In Oklahoma City, the Thunder leaned into brute force to even their Western Conference Finals series with the San Antonio Spurs at Paycom Center, with Isaiah Hartenstein turning Game 2 into a physical clinic against Victor Wembanyama while Shai Gilgeous-Alexander’s team mixed savvy defense and controversial tactics that left plenty of fans fuming.
The Thunder’s identity rests on being rugged and remorseless, and that showed up loud and clear in Game 2. OKC has finished as the league’s top defense two years running, and they combine talented personnel with a willingness to push the edges of what refs will swallow. That blend of skill and nastiness has made them both effective and unpopular.
After playing just 12 minutes in Game 1, Isaiah Hartenstein was in the middle of everything in Game 2, logging 27 minutes and finishing with 10 points, 13 rebounds (eight offensive), and three assists. There were a number of questionable sequences that didn’t really look like basketball in OKC’s win, including a moment where he blatantly pulled the hair of Spurs guard Stephon Castle and escaped a call.

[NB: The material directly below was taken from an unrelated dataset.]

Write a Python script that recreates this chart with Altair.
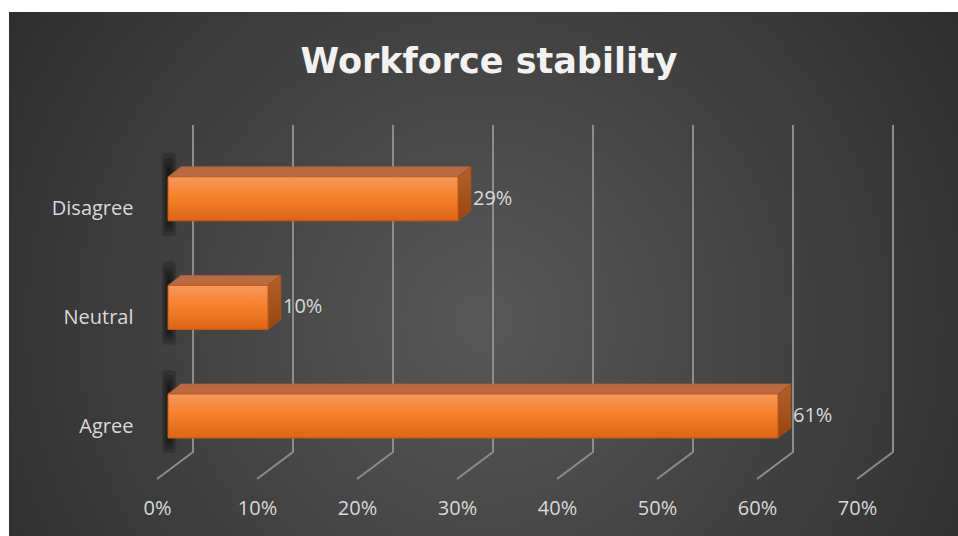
import json
import altair as alt
import pandas as pd

# ---- data ----
categories = ["Agree", "Neutral", "Disagree"]
values = [61, 10, 29]
value_labels = ["61%", "10%", "29%"]
x_ticks = [0, 10, 20, 30, 40, 50, 60, 70]
title_text = "Workforce stability"

# ---- style / geometry constants (3-D look) ----
H = 0.2026          # half bar thickness (category units)
DX = 1.3            # bar depth, x direction (% units)
DY = 0.092          # bar depth, y direction (category units)
Y_TOP = 2.68
Y_BOT = -0.58
FLOOR_BACK = -0.331
GRID_BACK = 2.5
GRID_FRONT = -1.1
LABEL_DX = 1.5
SHADOW_HW = [0.72, 0.52, 0.34, 0.18]   # nested soft-shadow half widths

txt = "#d9d9d9"
FONT = "Open Sans"

XS = alt.Scale(domain=[0, 70], nice=False, zero=False)
YS = alt.Scale(domain=[Y_BOT, Y_TOP], nice=False, zero=False)
X_AX = alt.Axis(values=x_ticks, labelExpr="datum.value + '%'", labelOffset=-11,
                labelPadding=19, ticks=False, tickSize=0, domain=False, grid=False,
                title=None, labelColor=txt, labelFont=FONT, labelFontSize=20,
                labelFlush=False, labelOverlap=False, zindex=2)
Y_AX = alt.Axis(values=list(range(len(categories))),
                labelExpr=json.dumps(categories).replace('"', "'") + "[datum.value]",
                labelOffset=10, labelPadding=35, ticks=False, tickSize=0,
                domain=False, grid=False, title=None, labelColor=txt,
                labelFont=FONT, labelFontSize=20, labelAlign="right",
                labelBaseline="middle", zindex=2)


def X(f):
    return alt.X(f, type="quantitative", scale=XS, axis=X_AX)


def Y(f):
    return alt.Y(f, type="quantitative", scale=YS, axis=Y_AX, stack=None)


one = pd.DataFrame({"t": [title_text]})

# background panel
bg = alt.Chart(one).mark_rect(
    fill={"gradient": "radial", "x1": 0.5, "y1": 0.55, "r1": 0,
          "x2": 0.5, "y2": 0.55, "r2": 0.72,
          "stops": [{"offset": 0, "color": "#585858"},
                    {"offset": 1, "color": "#252525"}]}
).encode(x=alt.value(-159), x2=alt.value(790), y=alt.value(-113), y2=alt.value(411))

# title (drawn as text so the background panel does not push it away)
title = alt.Chart(one).mark_text(
    font="DejaVu Sans", fontSize=35, fontWeight="bold", color="#f2f2f2",
    align="center", baseline="alphabetic"
).encode(x=alt.value(321), y=alt.value(-52), text="t:N")

# gridlines (vertical + floor diagonal)
grid_rows = []
for t in x_ticks:
    grid_rows += [
        {"t": t, "o": 0, "x": t + GRID_BACK, "y": Y_TOP},
        {"t": t, "o": 1, "x": t + GRID_BACK, "y": FLOOR_BACK},
        {"t": t, "o": 2, "x": t + GRID_FRONT, "y": Y_BOT},
    ]
grid = alt.Chart(pd.DataFrame(grid_rows)).mark_line(
    color="#8c8c8c", strokeWidth=2
).encode(x=X("x"), y=Y("y"), detail="t:N", order="o:Q")

# bar table
bars = pd.DataFrame({"cat": categories, "v": values, "lab": value_labels,
                     "c": list(range(len(categories)))})
bars["x0"] = 0
bars["y0"] = bars["c"] - H
bars["y1"] = bars["c"] + H

# soft shadows behind the left end of each bar (nested translucent rects)
sh_rows = []
for i in range(len(categories)):
    for k, hw in enumerate(SHADOW_HW):
        sh_rows.append({"sx0": -hw + 0.1, "sx1": hw + 0.1,
                        "sy0": i - H - 0.14 + 0.035 * k,
                        "sy1": i + H + 0.22 - 0.045 * k})
shadow = alt.Chart(pd.DataFrame(sh_rows)).mark_rect(
    color="black", opacity=0.19, cornerRadius=4
).encode(x=X("sx0"), x2="sx1:Q", y=Y("sy0"), y2="sy1:Q")

# top and side faces as closed polygons
top_rows = []
side_rows = []
for i, (cat, v) in enumerate(zip(categories, values)):
    a = i + H
    pts = [(0, a), (v, a), (v + DX, a + DY), (DX, a + DY), (0, a)]
    top_rows += [{"cat": cat, "o": k, "x": px, "y": py} for k, (px, py) in enumerate(pts)]
    b = i - H
    pts = [(v, b), (v + DX, b + DY), (v + DX, a + DY), (v, a), (v, b)]
    side_rows += [{"cat": cat, "o": k, "x": px, "y": py} for k, (px, py) in enumerate(pts)]

top = alt.Chart(pd.DataFrame(top_rows)).mark_line(
    fill="#b96a40", stroke="#b0623a", strokeWidth=0.8
).encode(x=X("x"), y=Y("y"), detail="cat:N", order="o:Q")

side = alt.Chart(pd.DataFrame(side_rows)).mark_line(
    fill={"gradient": "linear", "x1": 0, "y1": 0, "x2": 0, "y2": 1,
          "stops": [{"offset": 0, "color": "#b4602a"},
                    {"offset": 1, "color": "#984510"}]},
    stroke="#9e4c18", strokeWidth=0.8
).encode(x=X("x"), y=Y("y"), detail="cat:N", order="o:Q")

front = alt.Chart(bars).mark_rect(
    fill={"gradient": "linear", "x1": 0, "y1": 0, "x2": 0, "y2": 1,
          "stops": [{"offset": 0, "color": "#f6985e"},
                    {"offset": 0.45, "color": "#f5822a"},
                    {"offset": 1, "color": "#de6416"}]},
    stroke="#c4581a", strokeWidth=1
).encode(x=X("x0"), x2="v:Q", y=Y("y0"), y2="y1:Q")

lab = bars.copy()
lab["lx"] = lab["v"] + LABEL_DX
labels = alt.Chart(lab).mark_text(
    align="left", baseline="middle", font=FONT, fontSize=20, color=txt
).encode(x=X("lx"), y=Y("c"), text="lab:N")

chart = alt.layer(bg, title, grid, shadow, top, side, front, labels).properties(
    width=700, height=354,
    padding={"left": 168, "top": 125, "right": 90, "bottom": 57},
    autosize=alt.AutoSizeParams(type="none"),
    background="white",
).configure_view(stroke=None)

chart.save("out.html", embed_options={"renderer": "svg", "actions": False})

Isaiah Hartenstein pulling Stephon Castle’s hair. 😳 pic.twitter.com/OBsIA3FTID
— Hoop Central (@TheHoopCentral) May 21, 2026
Stephon Castle answered in emphatic fashion with a dunk that looked like payback, but the highlight didn’t change the broader feeling that Oklahoma City was getting away with a lot. The Spurs superstar Victor Wembanyama had dominated Game 1 with 41 points and 24 rebounds, yet in Game 2 he was put in a far smaller box by constant contact and physical coercion. That drop in rhythm made a real difference for San Antonio.
In Game 2 Wembanyama was “held” to 21 points and 17 rebounds, and most of that stat line reads like a ledger of being manhandled. Hartenstein often resembled an offensive-line banger, routinely shoving Wemby out of deep post position, grabbing him on rebounds, and hooking his arm to hinder every attempt to get position. The box score credited Hartenstein with four fouls, but watching the game felt like the tally should have been far higher.
There’s another side to the Thunder’s rep: they mix wrenching defense with flopping on the other end, and that combination rubs a lot of fans the wrong way. To be fair, Oklahoma City wasn’t an outlier in free throw generation this season; they finished the year around the middle of the pack at No. 17 in free throw rate. Shai Gilgeous-Alexander is a gifted player who draws contact legitimately, and his craft on drives is a major reason he gets to the line as often as he does.
Still, the theatrics are real, and Game 2 produced multiple moments that felt manufactured. SGA’s free throw rate wasn’t especially extreme compared with guys like Austin Reaves, Devin Booker, or Luka Doncic, yet the Thunder’s entire package of embellishment plus physical defense invites more scrutiny than a simple stat line can explain. The on-court theater and the hard fouls feed a narrative that OKC is gaming the game.
I’m not blind to what Oklahoma City has built; small-market success like theirs deserves respect, and teams will inevitably push boundaries if the refs let them. That said, in my circles the Thunder are widely disliked, and it’s hard to pin all of that on results alone. The combination of gamesmanship and grind makes them an easy team to root against for people who prefer cleaner play.
The Thunder clearly leaned on physicality to take Game 2, and the series between OKC and San Antonio has been equal parts brilliant basketball and borderline brawling. Now the questions move to the officials and both teams: will the whistle tighten in Game 3, or will roughhouse tactics keep deciding moments in this matchup?